Taking the Yglesias Challenge on Human Rights Watch

Matthew Yglesias writes of Benjamin Birnbaum’s piece on HRW in The New Republic:

What I had in mind is that I don’t see what there is to rebut in the piece. As we’ve known for a while, some folks don’t like it that Human Rights Watch criticizes Israel. Some of those people aired their grievances to Birnbaum. But he doesn’t offer any new facts or new analysis or have any relevant expertise in international law. The result is a fairly dull narrative piece detailing how some HRW folks fell out with some other HRW folks over their disagreements about Israel. The piece itself is responsibly written but a bit confusing and doesn’t seem to advance any argument at all, much less a devastating one.

Well, here is my one-line summary of what we learn from the Birnbaum article (which just reinforces what those of us who were paying attention already knew): “HRW’s Middle East division is run by individuals who purport to be human rights activists with no political agenda, but who are in fact far left-wing anti-Israel ideologues who are extremely intolerant of any criticism from within or without the organization.” Birnbaum provides ample evidence on these points, some of which is reviewed here.

I think Sarah Leah Whitson’s and Joe Stork’s (the director and deputy-director of HRW’s M.E. division) bona-fides as far left-wing anti-Israel ideologues masquerading as neutral human rights advocates are well-established by now, but if Yglesias has some new information– e.g., that Whitson didn’t really gush over Hezbollah supporter Norman Finkelstein’s “brilliant mind and generous spirit,” or that she really doesn’t think that, like Finkelstein, the “focus” of her “life’s work” is “Israeli abuses”–let him rebut away.

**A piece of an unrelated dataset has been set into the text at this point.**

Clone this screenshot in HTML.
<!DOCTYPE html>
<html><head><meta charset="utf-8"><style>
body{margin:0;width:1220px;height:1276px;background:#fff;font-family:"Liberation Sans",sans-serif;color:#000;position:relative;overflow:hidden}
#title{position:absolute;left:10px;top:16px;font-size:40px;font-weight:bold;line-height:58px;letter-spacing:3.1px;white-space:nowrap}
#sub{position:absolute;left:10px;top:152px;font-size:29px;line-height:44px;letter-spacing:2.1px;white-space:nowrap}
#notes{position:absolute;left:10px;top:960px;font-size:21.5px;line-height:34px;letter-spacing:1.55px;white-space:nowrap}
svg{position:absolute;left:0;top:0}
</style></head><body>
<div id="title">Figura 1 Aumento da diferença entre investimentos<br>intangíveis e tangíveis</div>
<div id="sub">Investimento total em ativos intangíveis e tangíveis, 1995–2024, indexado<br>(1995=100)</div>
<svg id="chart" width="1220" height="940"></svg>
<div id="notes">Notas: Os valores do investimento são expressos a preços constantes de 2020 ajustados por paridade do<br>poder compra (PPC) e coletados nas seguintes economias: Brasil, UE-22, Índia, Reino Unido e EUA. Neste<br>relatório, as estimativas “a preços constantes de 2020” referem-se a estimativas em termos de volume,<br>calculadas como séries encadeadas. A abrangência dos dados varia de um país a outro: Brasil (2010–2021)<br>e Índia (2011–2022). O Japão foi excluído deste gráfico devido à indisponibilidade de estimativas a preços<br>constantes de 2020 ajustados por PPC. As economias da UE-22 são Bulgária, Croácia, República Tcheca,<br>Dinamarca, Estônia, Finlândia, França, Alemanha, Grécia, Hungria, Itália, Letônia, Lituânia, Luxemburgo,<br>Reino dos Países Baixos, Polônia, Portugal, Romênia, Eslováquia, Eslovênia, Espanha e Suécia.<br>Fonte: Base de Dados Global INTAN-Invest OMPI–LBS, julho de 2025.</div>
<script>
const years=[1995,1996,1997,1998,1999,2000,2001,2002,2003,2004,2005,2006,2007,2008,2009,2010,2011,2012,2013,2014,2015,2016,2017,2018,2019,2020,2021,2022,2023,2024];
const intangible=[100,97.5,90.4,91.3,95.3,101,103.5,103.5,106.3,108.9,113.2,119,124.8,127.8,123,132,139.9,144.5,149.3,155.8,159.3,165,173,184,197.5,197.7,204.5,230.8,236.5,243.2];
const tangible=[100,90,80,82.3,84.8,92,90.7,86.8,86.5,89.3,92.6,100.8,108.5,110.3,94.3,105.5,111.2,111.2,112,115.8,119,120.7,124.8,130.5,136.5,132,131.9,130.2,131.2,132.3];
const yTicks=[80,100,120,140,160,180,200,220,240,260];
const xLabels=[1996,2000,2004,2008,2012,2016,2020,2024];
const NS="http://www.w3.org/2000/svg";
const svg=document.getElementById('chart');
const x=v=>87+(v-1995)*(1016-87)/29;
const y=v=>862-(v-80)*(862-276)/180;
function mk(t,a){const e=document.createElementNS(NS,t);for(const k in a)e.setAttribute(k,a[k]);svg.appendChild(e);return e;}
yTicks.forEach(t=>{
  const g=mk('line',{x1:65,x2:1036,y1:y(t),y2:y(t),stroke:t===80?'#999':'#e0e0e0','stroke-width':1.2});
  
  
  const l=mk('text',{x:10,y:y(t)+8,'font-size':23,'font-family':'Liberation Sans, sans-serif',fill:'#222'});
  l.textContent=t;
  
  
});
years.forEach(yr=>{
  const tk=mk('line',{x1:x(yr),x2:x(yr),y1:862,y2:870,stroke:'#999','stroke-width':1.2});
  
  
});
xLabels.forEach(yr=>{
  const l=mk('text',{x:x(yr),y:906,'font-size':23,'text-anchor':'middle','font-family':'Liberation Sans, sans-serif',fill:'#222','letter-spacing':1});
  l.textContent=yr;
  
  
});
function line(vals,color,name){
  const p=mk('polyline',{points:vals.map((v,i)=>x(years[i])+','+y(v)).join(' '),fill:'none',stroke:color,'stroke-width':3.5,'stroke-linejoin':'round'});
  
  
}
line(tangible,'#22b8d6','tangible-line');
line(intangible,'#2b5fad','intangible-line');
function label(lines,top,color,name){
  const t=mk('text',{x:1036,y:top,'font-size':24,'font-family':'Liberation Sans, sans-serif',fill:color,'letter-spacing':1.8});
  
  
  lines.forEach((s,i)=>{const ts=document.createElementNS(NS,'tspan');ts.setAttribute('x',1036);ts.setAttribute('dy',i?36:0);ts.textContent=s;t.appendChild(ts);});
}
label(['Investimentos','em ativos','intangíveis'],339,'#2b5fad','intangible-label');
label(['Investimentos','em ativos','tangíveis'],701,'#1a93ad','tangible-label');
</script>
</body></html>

UPDATE: And, I can’t resist this, it’s priceless. Ygelsias writes of Birnbaum, “But he doesn’t offer any new facts or new analysis or have any relevant expertise in international law.” I certainly hope he’s not arguing that journalists should only write about subjects in which they have real expertise, or his blog is going to be awfully silent. Or did I miss Yglesias’s Ph.D. in Korean Studies?